I had shared all the correct configs for you, you can find the details inside them.
config.pbtxt.fix (598 Bytes) config_infer_primary_yolov4.txt.fix (1.3 KB) source4_primary_yolov4.txt (3.9 KB)

Hi @bca, thanks for the feedback, I have run some experiments with the fixed config files you have provided; however, the deployment didn’t show performance boost with BS>1 and count instances >1, and printed the warning W0324 19:24:44.954881 4238 autofill.cc:190] The specified dimensions in model config for yolov4_nvidia hints that batching is unavailable, please see below the table with the results:

In my mind there are two possible root causes of the poor performance:

  • Upstream root cause: the tool used to optimize the onnx model, trtexec
  • Downstream root cause: the post processor(NvDsInferParseCustomYoloV4) and parser used from the Nvidia sample NVIDIA-AI-IOT/yolov4_deepstream (which is based on DS5.0)

Hey customer,
I have some questions in your table:
Runtime inference batch size is the max_batch_size in config_infer_primary_yolov4.txt?
Sources is the num-sources in source4_primary_yolov4.txt?
Then what is the Count instances?

BTW, for better performance you should make sure the num-sources == streammux batch-size(under [streammux] in source4_primary_yolov4.txt) == max_batch_size (in config_infer_primary_yolov4.txt)
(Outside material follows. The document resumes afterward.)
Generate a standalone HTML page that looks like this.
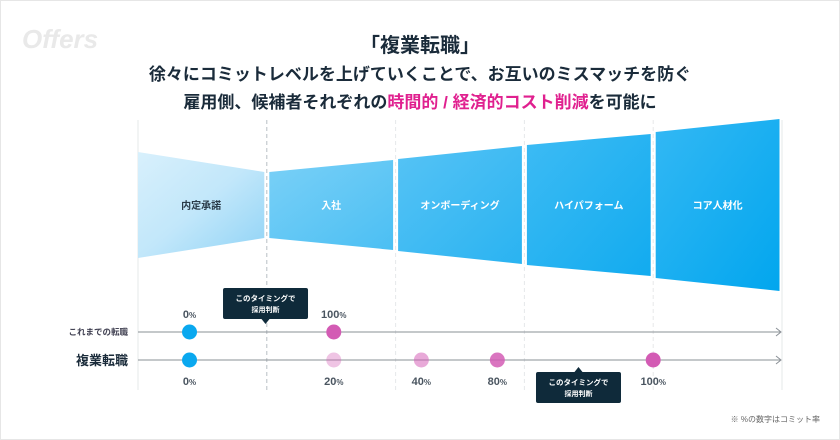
<!DOCTYPE html>
<html><head><meta charset="utf-8"><style>
html,body{margin:0;padding:0;background:#fff}
svg{display:block;font-family:"Liberation Sans","Noto Sans CJK JP",sans-serif}
</style></head><body>
<svg id="chart" width="840" height="440" viewBox="0 0 840 440">
<defs>
<linearGradient id="g1" x1="0" y1="0" x2="1" y2="1"><stop offset="0" stop-color="#d8f0fc"/><stop offset="0.5" stop-color="#c2e7fa"/><stop offset="1" stop-color="#8fd3f6"/></linearGradient>
<linearGradient id="g2" x1="0" y1="0" x2="1" y2="1"><stop offset="0" stop-color="#7ad0f7"/><stop offset="1" stop-color="#4bbff3"/></linearGradient>
<linearGradient id="g3" x1="0" y1="0" x2="1" y2="1"><stop offset="0" stop-color="#56c3f5"/><stop offset="1" stop-color="#2ab3f1"/></linearGradient>
<linearGradient id="g4" x1="0" y1="0" x2="1" y2="1"><stop offset="0" stop-color="#3dbbf4"/><stop offset="1" stop-color="#12abef"/></linearGradient>
<linearGradient id="g5" x1="0" y1="0" x2="1" y2="1"><stop offset="0" stop-color="#33b8f4"/><stop offset="1" stop-color="#02a6ee"/></linearGradient>
</defs>
<rect x="0.5" y="0.5" width="839" height="439" fill="#fff" stroke="#e6e6e6"/>
<text x="22" y="48" font-size="26" font-style="italic" font-weight="bold" fill="#e9e9e9">Offers</text>
<text x="420" y="52" text-anchor="middle" font-size="20" font-weight="bold" fill="#1a2b3a">「複業転職」</text>
<text x="420" y="80" text-anchor="middle" font-size="17" font-weight="bold" fill="#1a2b3a">徐々にコミットレベルを上げていくことで、お互いのミスマッチを防ぐ</text>
<text x="420" y="108" text-anchor="middle" font-size="17" font-weight="bold" fill="#1a2b3a">雇用側、候補者それぞれの<tspan fill="#e0208f">時間的 / 経済的コスト削減</tspan>を可能に</text>
<g id="grid"></g>
<g id="funnel"></g>
<g id="timeline"></g>
<text x="820" y="422" text-anchor="end" font-size="8" fill="#666">※ %の数字はコミット率</text>
</svg>
<script>
const stages = ["内定承諾","入社","オンボーディング","ハイパフォーム","コア人材化"];
const halfHeightsStart = [53, 33, 46, 60, 73];
const halfHeightsEnd = [33, 45, 59, 71, 86];
const rowLabels = ["これまでの転職","複業転職"];
const row1Stage = [0.4, 1.52];
const row1Commit = [0, 100];
const row2Stage = [0.4, 1.52, 2.2, 2.79, 4.0];
const row2Commit = [0, 20, 40, 80, 100];
const decisionStage = [0.99, 3.42];

const NS="http://www.w3.org/2000/svg";
const X0=138, X1=782, CY=205;
const sw=(X1-X0)/stages.length;
const xs=u=>X0+u*sw;
function mk(tag,attrs,parent){const e=document.createElementNS(NS,tag);for(const k in attrs)e.setAttribute(k,attrs[k]);parent.appendChild(e);return e;}
const grid=document.getElementById('grid'),fun=document.getElementById('funnel'),tl=document.getElementById('timeline');
for(let i=0;i<=stages.length;i++){
  const x=xs(i);
  const l=mk('line',{x1:x,x2:x,y1:120,y2:390,stroke:i===1?'#b8bec4':'#e6e8ea','stroke-dasharray':(i===0||i===stages.length)?'none':'4 3','stroke-width':1},grid);
  
  
}
stages.forEach((s,i)=>{
  const a=xs(i)+(i?2.5:0), b=xs(i+1)-2.5;
  const h0=halfHeightsStart[i], h1=halfHeightsEnd[i];
  const p=mk('polygon',{points:`${a},${CY-h0} ${b},${CY-h1} ${b},${CY+h1} ${a},${CY+h0}`,fill:`url(#g${i+1})`},fun);
  
  
  const t=mk('text',{x:(a+b)/2,y:CY+4,'text-anchor':'middle','font-size':10,'font-weight':'bold',fill:i===0?'#2a3a48':'#fff'},fun);
  t.textContent=s;
  
  
});
const rowY=[332,360];
rowLabels.forEach((r,i)=>{
  const y=rowY[i];
  const ln=mk('line',{x1:X0,x2:X1-2,y1:y,y2:y,stroke:'#8a9096','stroke-width':1},tl);
  
  
  const ar=mk('polyline',{points:`${X1-6},${y-4} ${X1-1},${y} ${X1-6},${y+4}`,fill:'none',stroke:'#8a9096','stroke-width':1},tl);
  
  
  const t=mk('text',{x:128,y:y+(i?5:3),'text-anchor':'end','font-size':i?13:8.5,'font-weight':'bold',fill:i?'#1a2b3a':'#445'},tl);
  t.textContent=r;
  
  
});
function dot(u,v,y,ly){
  const x=xs(u);
  const c=mk('circle',{cx:x,cy:y,r:7.5,fill:v===0?'#0aa8ef':'#d35bb4','fill-opacity':v===0?1:(0.2+0.8*v/100)},tl);
  
  
  const t=mk('text',{x:x,y:ly,'text-anchor':'middle','font-size':11,'font-weight':'bold',fill:'#4a5560'},tl);
  t.innerHTML=v+'<tspan font-size="8">%</tspan>';
  
  
}
row1Stage.forEach((u,i)=>dot(u,row1Commit[i],rowY[0],318));
row2Stage.forEach((u,i)=>dot(u,row2Commit[i],rowY[1],385));
function tip(u,up){
  const x=xs(u), w=85, h=31;
  const y=up?372:288;
  const g=mk('g',{},tl);
  
  
  mk('rect',{x:x-w/2,y:y,width:w,height:h,rx:2,fill:'#0f2a3a'},g);
  mk('polygon',{points:up?`${x-4},${y} ${x+4},${y} ${x},${y-5}`:`${x-4},${y+h} ${x+4},${y+h} ${x},${y+h+5}`,fill:'#0f2a3a'},g);
  const t1=mk('text',{x:x,y:y+13,'text-anchor':'middle','font-size':7.5,'font-weight':'bold',fill:'#fff'},g);t1.textContent='このタイミングで';
  const t2=mk('text',{x:x,y:y+24,'text-anchor':'middle','font-size':7,'font-weight':'bold',fill:'#fff'},g);t2.textContent='採用判断';
}
tip(decisionStage[0],false);
tip(decisionStage[1],true);
</script>
</body></html>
Hi @bcao, thanks for the follow-up

in my table:

  • Runtime inference batch size is the batch-size in source4_primary_yolov4.txt
  • Yes, Sources is the num-sources in source4_primary_yolov4.txt
  • Count instances is in the count in the instance_group at the config.pbtxt file
  • Yes, we are following the rule “num-sources == streammux batch-size(under [streammux] in source4_primary_yolov4.txt) == max_batch_size (in config_infer_primary_yolov4.txt)”
  1. check nvidia-smi dmont to watch batch1 and batch4 and check whether it’s sm bound. also check clock whether it’s maxized.

  2. trtexec. try implicit-batch, increase workspace size. and int8 doesn’t means all layers goes to int8, when enable int8, just means layers have options to select from int8/fp16/fp32.

  3. if you think about postprocessing(CPU) might slow down the perf. try disable all,

 postprocess {
    other {}
  }
  extra {
    copy_input_to_host_buffers: false
    output_buffer_pool_size: 6
  }

In addition, per your 1st comment, the model perf with trtexec is 161 fps, but it only include the inferece stage. However the perf mearsued by ds-pipeline include pre/postprocess and inference, so you also need to check the perf using trtecec and see what’s the difference, it’s expected the perf of trtecec will be a little better than the perf with ds-pipeline

Hi @bcao, thanks for the feedback. I have some extra questions:

  1. How can I retrieve the total latency (pre/postprocess and inference) when running the reference application deepstream-app with DS-Triton pipeline?
  2. How can I check what layers were selected from int8/fp16/fp32 after the optimization with TensorRT?
  3. What profiling tool is recommended to run the inference and extract further hardware information: resource utilization on CPU, CPU memory, GPU, GPU memory?